--- START ---

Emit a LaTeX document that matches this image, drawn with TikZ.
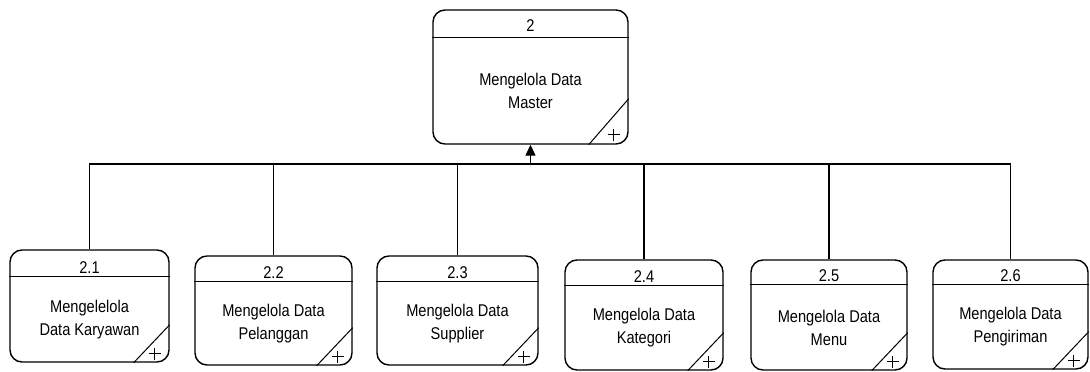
\documentclass[tikz,border=0pt]{standalone}
\usepackage{fontspec}
\setmainfont[FakeStretch=0.86]{Liberation Sans}
\usetikzlibrary{arrows.meta}

\tikzset{
  proc/.style={draw, rounded corners=12pt, line width=1.4pt, inner sep=0pt},
  hdr/.style={line width=1.4pt},
  num/.style={anchor=base, font=\fontsize{17}{20}\selectfont},
  lbl/.style={align=center, font=\fontsize{17}{23}\selectfont},
  flow/.style={line width=1.4pt},
  cornerln/.style={line width=1pt},
  plusln/.style={line width=0.7pt}
}

\begin{document}
\begin{tikzpicture}[x=1pt, y=-1pt]
  \useasboundingbox (0,0) rectangle (1090,372);

  % Parent process
  \node[proc, minimum width=195pt, minimum height=134pt] (p2) at (530.5,77) {};
  \draw[hdr] ([yshift=-28pt]p2.north west) -- ([yshift=-28pt]p2.north east);
  \node[num] (n2) at ([yshift=-22pt]p2.north) {2};
  \node[lbl] (t2) at ([yshift=-14pt]p2.center) {Mengelola Data\\Master};
  \draw[cornerln] ([xshift=-40pt]p2.south east) -- ([yshift=46pt]p2.south east);
  \draw[plusln] ([xshift=-21pt,yshift=10pt]p2.south east) -- ([xshift=-9pt,yshift=10pt]p2.south east);
  \draw[plusln] ([xshift=-15pt,yshift=4pt]p2.south east) -- ([xshift=-15pt,yshift=16pt]p2.south east);

  % 2.1
  \node[proc, minimum width=159pt, minimum height=112pt] (p21) at (89.5,306) {};
  \draw[hdr] ([yshift=-27pt]p21.north west) -- ([yshift=-27pt]p21.north east);
  \node[num] (n21) at ([yshift=-24pt]p21.north) {2.1};
  \node[lbl] (t21) at ([yshift=-13.5pt]p21.center) {Mengelelola\\Data Karyawan};
  \draw[cornerln] ([xshift=-36pt]p21.south east) -- ([yshift=38pt]p21.south east);
  \draw[plusln] ([xshift=-21pt,yshift=9pt]p21.south east) -- ([xshift=-9pt,yshift=9pt]p21.south east);
  \draw[plusln] ([xshift=-15pt,yshift=3pt]p21.south east) -- ([xshift=-15pt,yshift=15pt]p21.south east);

  % 2.2
  \node[proc, minimum width=157pt, minimum height=109pt] (p22) at (273.5,310.5) {};
  \draw[hdr] ([yshift=-26pt]p22.north west) -- ([yshift=-26pt]p22.north east);
  \node[num] (n22) at ([yshift=-23pt]p22.north) {2.2};
  \node[lbl] (t22) at ([yshift=-13pt]p22.center) {Mengelola Data\\Pelanggan};
  \draw[cornerln] ([xshift=-36pt]p22.south east) -- ([yshift=38pt]p22.south east);
  \draw[plusln] ([xshift=-21pt,yshift=9pt]p22.south east) -- ([xshift=-9pt,yshift=9pt]p22.south east);
  \draw[plusln] ([xshift=-15pt,yshift=3pt]p22.south east) -- ([xshift=-15pt,yshift=15pt]p22.south east);

  % 2.3
  \node[proc, minimum width=161pt, minimum height=109pt] (p23) at (457.5,310.5) {};
  \draw[hdr] ([yshift=-26pt]p23.north west) -- ([yshift=-26pt]p23.north east);
  \node[num] (n23) at ([yshift=-23pt]p23.north) {2.3};
  \node[lbl] (t23) at ([yshift=-13pt]p23.center) {Mengelola Data\\Supplier};
  \draw[cornerln] ([xshift=-36pt]p23.south east) -- ([yshift=38pt]p23.south east);
  \draw[plusln] ([xshift=-21pt,yshift=9pt]p23.south east) -- ([xshift=-9pt,yshift=9pt]p23.south east);
  \draw[plusln] ([xshift=-15pt,yshift=3pt]p23.south east) -- ([xshift=-15pt,yshift=15pt]p23.south east);

  % 2.4
  \node[proc, minimum width=158pt, minimum height=110pt] (p24) at (644,315) {};
  \draw[hdr] ([yshift=-26pt]p24.north west) -- ([yshift=-26pt]p24.north east);
  \node[num] (n24) at ([yshift=-23pt]p24.north) {2.4};
  \node[lbl] (t24) at ([yshift=-13pt]p24.center) {Mengelola Data\\Kategori};
  \draw[cornerln] ([xshift=-36pt]p24.south east) -- ([yshift=38pt]p24.south east);
  \draw[plusln] ([xshift=-21pt,yshift=9pt]p24.south east) -- ([xshift=-9pt,yshift=9pt]p24.south east);
  \draw[plusln] ([xshift=-15pt,yshift=3pt]p24.south east) -- ([xshift=-15pt,yshift=15pt]p24.south east);

  % 2.5
  \node[proc, minimum width=156pt, minimum height=110pt] (p25) at (829,315) {};
  \draw[hdr] ([yshift=-25pt]p25.north west) -- ([yshift=-25pt]p25.north east);
  \node[num] (n25) at ([yshift=-22pt]p25.north) {2.5};
  \node[lbl] (t25) at ([yshift=-12.5pt]p25.center) {Mengelola Data\\Menu};
  \draw[cornerln] ([xshift=-36pt]p25.south east) -- ([yshift=38pt]p25.south east);
  \draw[plusln] ([xshift=-21pt,yshift=9pt]p25.south east) -- ([xshift=-9pt,yshift=9pt]p25.south east);
  \draw[plusln] ([xshift=-15pt,yshift=3pt]p25.south east) -- ([xshift=-15pt,yshift=15pt]p25.south east);

  % 2.6
  \node[proc, minimum width=155pt, minimum height=109pt] (p26) at (1010.5,314.5) {};
  \draw[hdr] ([yshift=-25pt]p26.north west) -- ([yshift=-25pt]p26.north east);
  \node[num] (n26) at ([yshift=-22pt]p26.north) {2.6};
  \node[lbl] (t26) at ([yshift=-12.5pt]p26.center) {Mengelola Data\\Pengiriman};
  \draw[cornerln] ([xshift=-36pt]p26.south east) -- ([yshift=38pt]p26.south east);
  \draw[plusln] ([xshift=-21pt,yshift=9pt]p26.south east) -- ([xshift=-9pt,yshift=9pt]p26.south east);
  \draw[plusln] ([xshift=-15pt,yshift=3pt]p26.south east) -- ([xshift=-15pt,yshift=15pt]p26.south east);

  % Bus to the parent
  \coordinate (bus) at (530.5,164);
  \draw[flow] (p21.north) |- (bus);
  \draw[flow] (p22.north) |- (bus);
  \draw[flow] (p23.north) |- (bus);
  \draw[flow] (p24.north) |- (bus);
  \draw[flow] (p25.north) |- (bus);
  \draw[flow] (p26.north) |- (bus);
  \draw[flow, -{Triangle[length=11pt, width=10pt]}] (bus) -- (p2.south);
\end{tikzpicture}
\end{document}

--- END ---

WHAT THE TASK REQUIRES
Skip every picture and return the lines above from the top through the one that contains "-- ([xshift=-15pt,yshift=15pt]p21.south east);".

COMPLETE OUTPUT
Emit a LaTeX document that matches this image, drawn with TikZ.
\documentclass[tikz,border=0pt]{standalone}
\usepackage{fontspec}
\setmainfont[FakeStretch=0.86]{Liberation Sans}
\usetikzlibrary{arrows.meta}

\tikzset{
  proc/.style={draw, rounded corners=12pt, line width=1.4pt, inner sep=0pt},
  hdr/.style={line width=1.4pt},
  num/.style={anchor=base, font=\fontsize{17}{20}\selectfont},
  lbl/.style={align=center, font=\fontsize{17}{23}\selectfont},
  flow/.style={line width=1.4pt},
  cornerln/.style={line width=1pt},
  plusln/.style={line width=0.7pt}
}

\begin{document}
\begin{tikzpicture}[x=1pt, y=-1pt]
  \useasboundingbox (0,0) rectangle (1090,372);

  % Parent process
  \node[proc, minimum width=195pt, minimum height=134pt] (p2) at (530.5,77) {};
  \draw[hdr] ([yshift=-28pt]p2.north west) -- ([yshift=-28pt]p2.north east);
  \node[num] (n2) at ([yshift=-22pt]p2.north) {2};
  \node[lbl] (t2) at ([yshift=-14pt]p2.center) {Mengelola Data\\Master};
  \draw[cornerln] ([xshift=-40pt]p2.south east) -- ([yshift=46pt]p2.south east);
  \draw[plusln] ([xshift=-21pt,yshift=10pt]p2.south east) -- ([xshift=-9pt,yshift=10pt]p2.south east);
  \draw[plusln] ([xshift=-15pt,yshift=4pt]p2.south east) -- ([xshift=-15pt,yshift=16pt]p2.south east);

  % 2.1
  \node[proc, minimum width=159pt, minimum height=112pt] (p21) at (89.5,306) {};
  \draw[hdr] ([yshift=-27pt]p21.north west) -- ([yshift=-27pt]p21.north east);
  \node[num] (n21) at ([yshift=-24pt]p21.north) {2.1};
  \node[lbl] (t21) at ([yshift=-13.5pt]p21.center) {Mengelelola\\Data Karyawan};
  \draw[cornerln] ([xshift=-36pt]p21.south east) -- ([yshift=38pt]p21.south east);
  \draw[plusln] ([xshift=-21pt,yshift=9pt]p21.south east) -- ([xshift=-9pt,yshift=9pt]p21.south east);
  \draw[plusln] ([xshift=-15pt,yshift=3pt]p21.south east) -- ([xshift=-15pt,yshift=15pt]p21.south east);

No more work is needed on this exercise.